> WRITTEN TASK
Each line from the top of the listing through the one holding "return x / W, 1 - y / H" should be restated word for word, with nothing added and no pictures.

> DATA
^^^^^^^^

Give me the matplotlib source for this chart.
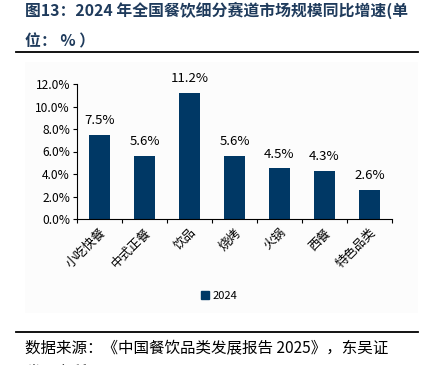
import matplotlib.pyplot as plt
from matplotlib.lines import Line2D
from matplotlib.patches import Rectangle

plt.rcParams['font.family'] = ['Noto Sans CJK SC', 'DejaVu Sans']

# data
categories = ['小吃快餐', '中式正餐', '饮品', '烧烤', '火锅', '西餐', '特色品类']
growth_2024 = [7.5, 5.6, 11.2, 5.6, 4.5, 4.3, 2.6]
yticks = [0, 2, 4, 6, 8, 10, 12]
ytick_labels = ['0.0%', '2.0%', '4.0%', '6.0%', '8.0%', '10.0%', '12.0%']
series_name = '2024'

BAR = '#003865'
TITLE_C = '#1f3b5c'

W, H = 426, 365
fig = plt.figure(figsize=(W / 100, H / 100), dpi=100)

def px(x, y):
    return x / W, 1 - y / H

# faint chart area background
fig.patches.append(Rectangle(px(25, 313), (418 - 25) / W, (313 - 62) / H,
                             transform=fig.transFigure, facecolor='#fcfcfc',
                             edgecolor='none', zorder=-5))

# title and rules
fig.text(*px(25, 10), '图13：2024 年全国餐饮细分赛道市场规模同比增速(单',
         fontsize=11.4, fontweight='bold', color=TITLE_C, va='center', ha='left')
fig.text(*px(25, 41), '位： % ）', fontsize=11.4, fontweight='bold',
         color=TITLE_C, va='center', ha='left')
fig.add_artist(Line2D([16 / W, 418 / W], [1 - 52 / H, 1 - 52 / H],
                      color='black', lw=1.3, transform=fig.transFigure))
fig.add_artist(Line2D([16 / W, 418 / W], [1 - 332 / H, 1 - 332 / H],
                      color='black', lw=1.3, transform=fig.transFigure))
fig.text(*px(25, 349), '数据来源：《中国餐饮品类发展报告 2025》，东吴证',
         fontsize=11.2, color='black', va='center', ha='left')
fig.text(*px(25, 373), '券研究所', fontsize=11.2, color='black',
         va='center', ha='left')

# axes
l, r, t, b = 77, 392, 84, 219
ax = fig.add_axes([l / W, 1 - b / H, (r - l) / W, (b - t) / H])
ax.set_facecolor('none')
x = range(len(categories))
bars = ax.bar(x, growth_2024, width=0.45, color=BAR, label=series_name)
for rect, v in zip(bars, growth_2024):
    ax.text(rect.get_x() + rect.get_width() / 2, v + 0.7, f'{v:.1f}%',
            ha='center', va='bottom', fontsize=9.5, color='black')

ax.set_xlim(-0.5, len(categories) - 0.5)
ax.set_ylim(0, 12)
ax.set_yticks(yticks)
ax.set_yticklabels(ytick_labels, fontsize=8.6)
ax.set_xticks([i - 0.5 for i in range(len(categories) + 1)], minor=False)
ax.set_xticklabels([])
ax.set_xticks(list(x), minor=True)
ax.set_xticklabels(categories, minor=True, rotation=45, ha='right',
                   rotation_mode='anchor', fontsize=9)
ax.tick_params(axis='x', which='minor', length=0, pad=5)
ax.tick_params(axis='x', which='major', length=3, direction='out')
ax.tick_params(axis='y', length=3, direction='out', pad=2)
for s in ['top', 'right']:
    ax.spines[s].set_visible(False)
for s in ['left', 'bottom']:
    ax.spines[s].set_linewidth(0.8)

fig.legend(handles=[Rectangle((0, 0), 1, 1, color=BAR)], labels=[series_name],
           loc='center', bbox_to_anchor=px(219, 296), frameon=False,
           fontsize=8, handlelength=0.7, handleheight=0.7, handletextpad=0.3)

fig.savefig('out.png', dpi=100)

^^^^^^^^

> RESPONSE TO THE EXERCISE
Give me the matplotlib source for this chart.
import matplotlib.pyplot as plt
from matplotlib.lines import Line2D
from matplotlib.patches import Rectangle

plt.rcParams['font.family'] = ['Noto Sans CJK SC', 'DejaVu Sans']

# data
categories = ['小吃快餐', '中式正餐', '饮品', '烧烤', '火锅', '西餐', '特色品类']
growth_2024 = [7.5, 5.6, 11.2, 5.6, 4.5, 4.3, 2.6]
yticks = [0, 2, 4, 6, 8, 10, 12]
ytick_labels = ['0.0%', '2.0%', '4.0%', '6.0%', '8.0%', '10.0%', '12.0%']
series_name = '2024'

BAR = '#003865'
TITLE_C = '#1f3b5c'

W, H = 426, 365
fig = plt.figure(figsize=(W / 100, H / 100), dpi=100)

def px(x, y):
    return x / W, 1 - y / H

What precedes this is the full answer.